Gamma of straddles

It might appear that differentiating with respect to $S$ once will give us a constant, and that differentiating with respect to $S$ twice will thus give us 0. However, since owning options always gives you long gamma, owning a straddle (which is a cal and a put) should give you long gamma.

What went wrong?

The issue here is that the straddle approximation only gives you the value of the straddle when the strike is equal to the ATM. Consider a 3-D graph where the x-axis is the underlying price and the y-axis is the strike of the straddle, and the z-axis is the price of the straddle.
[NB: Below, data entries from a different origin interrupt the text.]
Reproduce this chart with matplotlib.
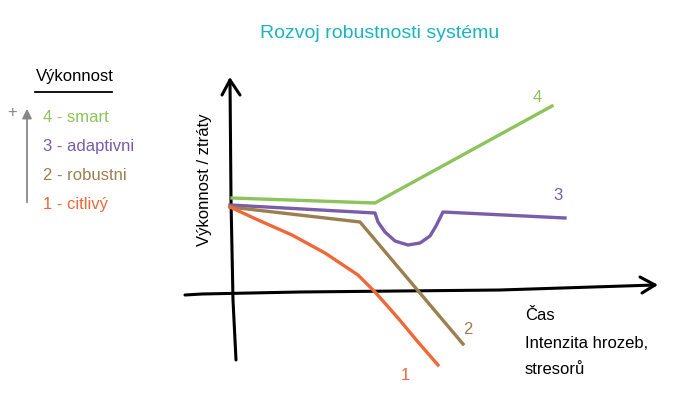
import matplotlib
matplotlib.use('Agg')
import matplotlib.pyplot as plt

# barvy
GREEN = '#8cc35a'
PURPLE = '#7a5ca8'
BROWN = '#9b7f4f'
ORANGE = '#ef6838'
TEAL = '#1ab4c1'

# data: t = čas / intenzita, v = výkonnost
t_smart = [0, 143, 320]
v_smart = [94, 89, 186]

t_adapt = [-2, 143, 146, 153, 163, 176, 188, 198, 204, 208, 211, 333]
v_adapt = [87, 79, 70, 60, 51, 47, 49, 56, 66, 74, 80, 74]

t_robust = [-2, 128, 231]
v_robust = [85, 70, -52]

t_citlivy = [-2, 26, 60, 93, 126, 143, 166, 186, 206]
v_citlivy = [85, 72, 57, 39, 17, 0, -26, -50, -73]

legend_labels = ['4 - smart', '3 - adaptivni', '2 - robustni', '1 - citlivý']
legend_colors = [GREEN, PURPLE, BROWN, ORANGE]

plt.rcParams['font.family'] = ['Liberation Sans Narrow', 'Liberation Sans', 'DejaVu Sans']

fig = plt.figure(figsize=(6.9, 4.0), dpi=100)
ax = fig.add_axes([0, 0, 1, 1])
ax.set_xlim(-232, 458)
ax.set_ylim(-108, 292)
ax.axis('off')

# osy
ax.plot([4, 1, -1, -2], [-68, -8, 92, 212], color='black', lw=2.2, solid_capstyle='round')
ax.plot([-10, -2, 8], [197, 212, 197], color='black', lw=2.2, solid_capstyle='round', solid_joinstyle='round')
ax.plot([-47, -30, 68, 268, 423], [-3, -2, 0, 2, 7], color='black', lw=2.2, solid_capstyle='round')
ax.plot([408, 423, 410], [15, 7, -1], color='black', lw=2.2, solid_capstyle='round', solid_joinstyle='round')

# křivky
ax.plot(t_smart, v_smart, color=GREEN, lw=2.4, solid_joinstyle='round')
ax.plot(t_adapt, v_adapt, color=PURPLE, lw=2.4, solid_joinstyle='round')
ax.plot(t_robust, v_robust, color=BROWN, lw=2.4, solid_joinstyle='round')
ax.plot(t_citlivy, v_citlivy, color=ORANGE, lw=2.4, solid_joinstyle='round')

ax.text(305, 194, '4', color=GREEN, fontsize=12, ha='center', va='center')
ax.text(326, 96, '3', color=PURPLE, fontsize=12, ha='center', va='center')
ax.text(236, -38, '2', color=BROWN, fontsize=12, ha='center', va='center')
ax.text(173, -83, '1', color=ORANGE, fontsize=12, ha='center', va='center')

ax.text(148, 258, 'Rozvoj robustnosti systému', color=TEAL, fontsize=14,
        ha='center', va='center')
ax.text(-27, 112, 'Výkonnost / ztráty', color='black', fontsize=12,
        rotation=90, ha='center', va='center')
ax.text(293, -51, 'Čas\nIntenzita hrozeb,\nstresorů', color='black', fontsize=12,
        ha='left', va='center', linespacing=2.0)

# legenda
ax.text(-157, 215, 'Výkonnost', color='black', fontsize=12, ha='center', va='center')
ax.plot([-197, -120], [200, 200], color='black', lw=1.3)
ax.annotate('', xy=(-205, 186), xytext=(-205, 87),
            arrowprops=dict(arrowstyle='-|>', color='#888888', lw=1.3, mutation_scale=14))
ax.text(-220, 180, '+', color='#888888', fontsize=12, ha='center', va='center')
for i, (lab, col) in enumerate(zip(legend_labels, legend_colors)):
    ax.text(-189, 175 - i * 29, lab, color=col, fontsize=12, ha='left', va='center')

fig.savefig('out.png', dpi=100)
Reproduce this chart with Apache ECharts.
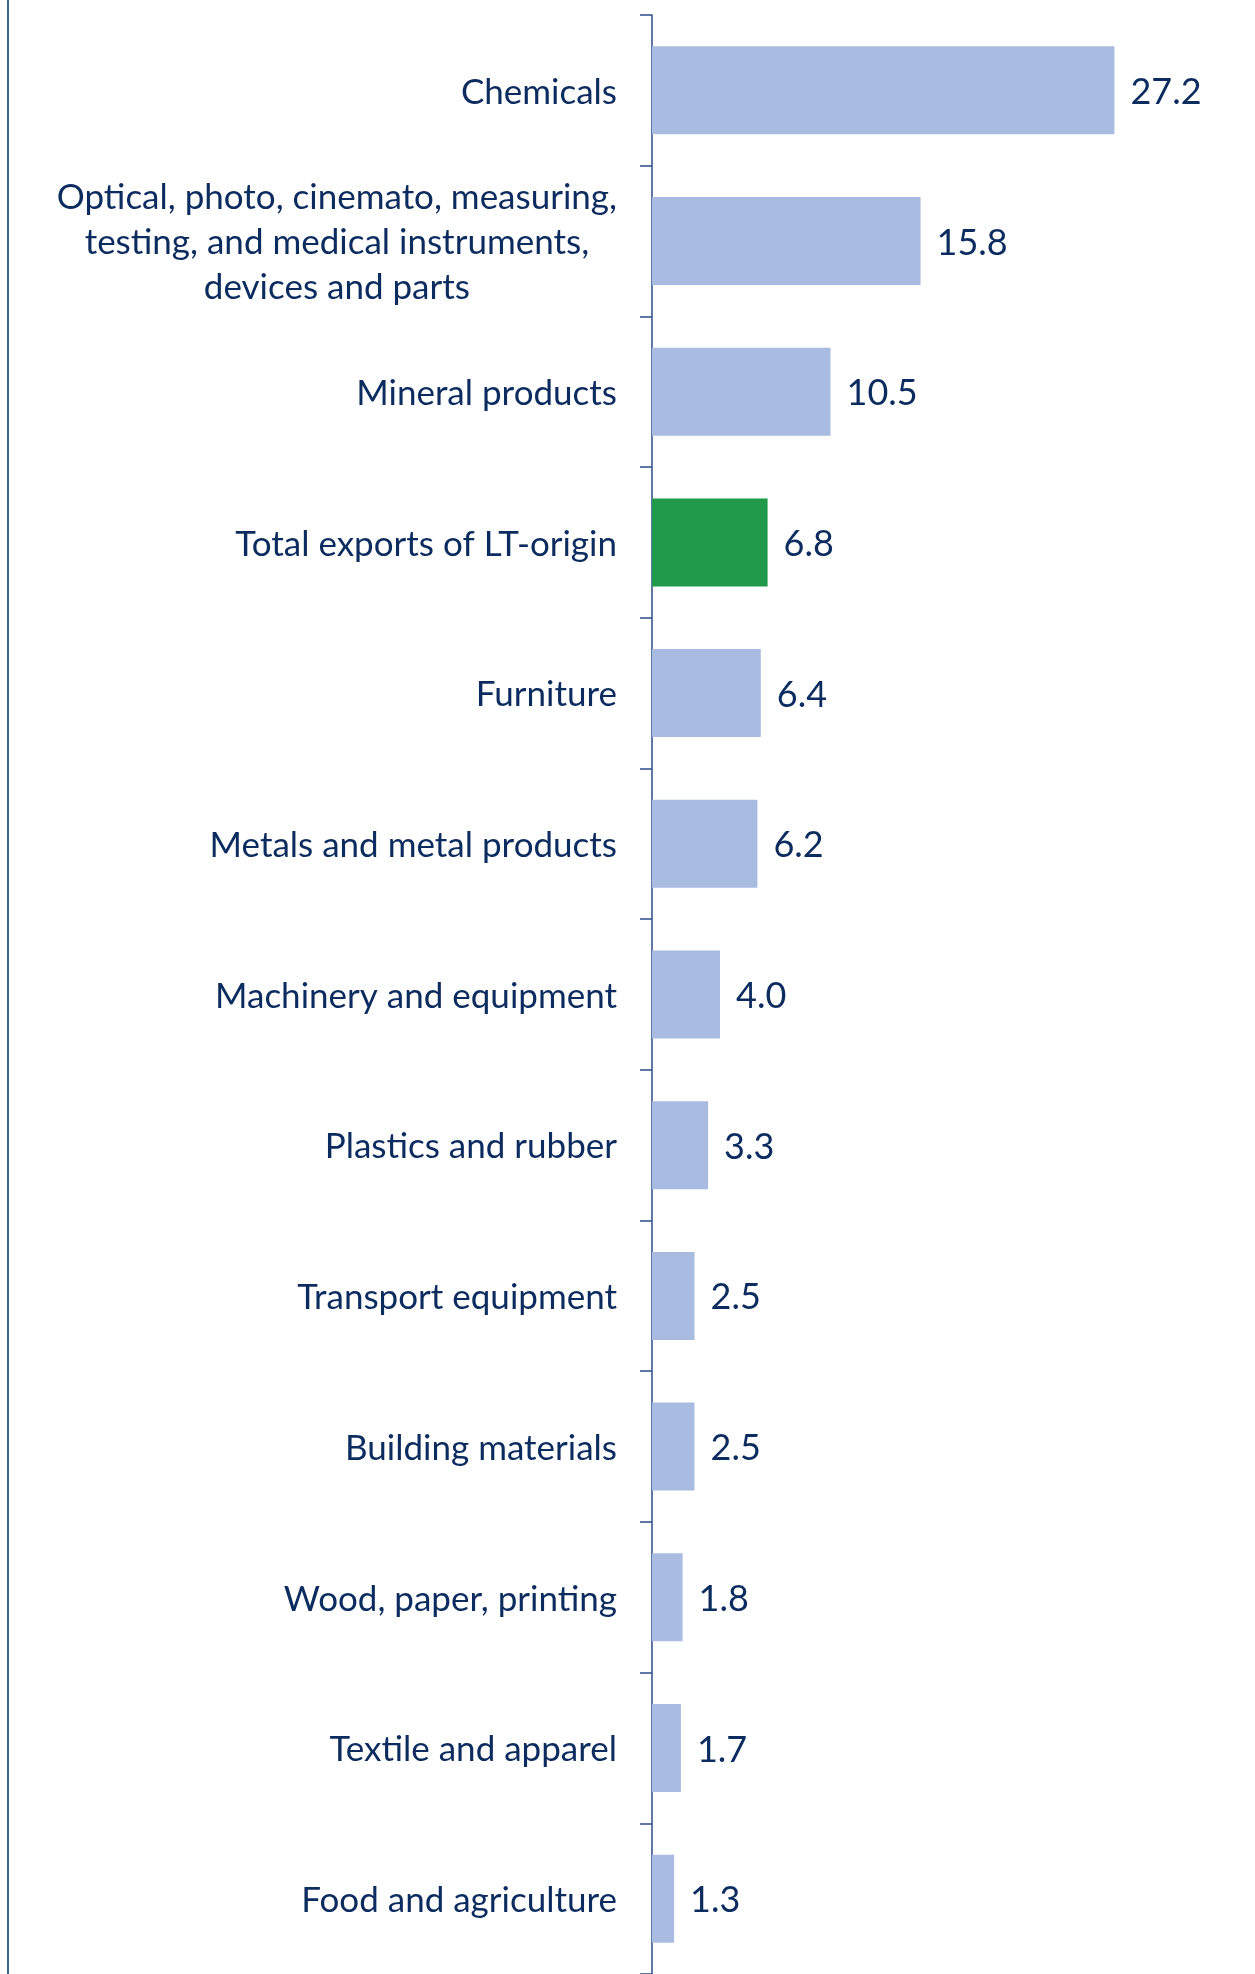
<!DOCTYPE html>
<html><head><meta charset="utf-8">
<script src="https://cdn.jsdelivr.net/npm/echarts@6/dist/echarts.min.js"></script>
<style>html,body{margin:0;padding:0;background:#fff}#c{width:1255px;height:1974px}</style>
</head><body><div id="c"></div>
<script>
const categories = [
  "Chemicals",
  "Optical, photo, cinemato, measuring,\ntesting, and medical instruments,\ndevices and parts",
  "Mineral products",
  "Total exports of LT-origin",
  "Furniture",
  "Metals and metal products",
  "Machinery and equipment",
  "Plastics and rubber",
  "Transport equipment",
  "Building materials",
  "Wood, paper, printing",
  "Textile and apparel",
  "Food and agriculture"
];
const values = [27.2, 15.8, 10.5, 6.8, 6.4, 6.2, 4.0, 3.3, 2.5, 2.5, 1.8, 1.7, 1.3];
const highlight = "Total exports of LT-origin";

const navy = "#0C2B5E";
const chart = echarts.init(document.getElementById('c'), null, {renderer: 'canvas'});
chart.setOption({
  animation: false,
  backgroundColor: '#ffffff',
  grid: {left: 652, right: 93, top: 15, bottom: -5, containLabel: false},
  xAxis: {type: 'value', min: 0, max: 30, show: false},
  yAxis: {
    type: 'category', inverse: true, data: categories,
    axisLine: {show: true, lineStyle: {color: '#2B4C86', width: 1.5}},
    axisTick: {show: true, length: 12, lineStyle: {color: '#2B4C86', width: 1.5}},
    axisLabel: {
      color: navy, fontFamily: 'Lato', fontSize: 35, lineHeight: 45, margin: 35, align: 'right',
      padding: [4, 0, 0, 0],
      formatter: v => v.split('\n').map(s => '{c|' + s + '}').join('\n'),
      rich: {c: {align: 'center', color: navy, fontFamily: 'Lato', fontSize: 35, lineHeight: 45}}
    }
  },
  series: [{
    type: 'bar',
    barWidth: 88,
    data: values.map((v, i) => ({value: v, itemStyle: {color: categories[i] === highlight ? '#219A4A' : '#A9BBE1'}})),
    label: {show: true, position: 'right', distance: 16, offset: [0, 2], color: navy, fontFamily: 'Lato', fontSize: 36,
      formatter: p => p.value.toFixed(1)}
  }],
  graphic: [{type: 'line', shape: {x1: 8, y1: 0, x2: 8, y2: 1974}, style: {stroke: '#3F6592', lineWidth: 2}}]
});
</script></body></html>
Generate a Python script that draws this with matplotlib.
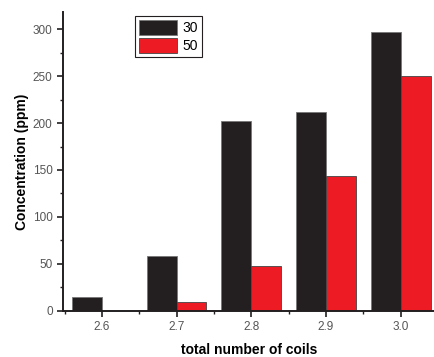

Then, all that we are given, is the z-values along the line $x = y$ , namely

$z ( x, x) = \frac{1}{2000} x \sigma \sqrt{t}$

The delta of the straddle is equal to $\frac{ \partial z(x, y)}{\partial x }$ , meaning that we should hold the strike fixed and let the underlying vary. Similarly, the gamma of the straddle is obtained as $\frac{ \partial^2 z(x) } { \partial x^2 }$ .

However, taking $\frac{ \partial z ( x, x) } { \partial x }$ would be equal to

$\frac{ \partial z ( x, y ) } { \partial x } |_{x = x} + \frac{ \partial z ( x, y ) } { \partial y } |_{y = x}.$

These effects cancel out (approximately), which is why we would obtain the value of 0.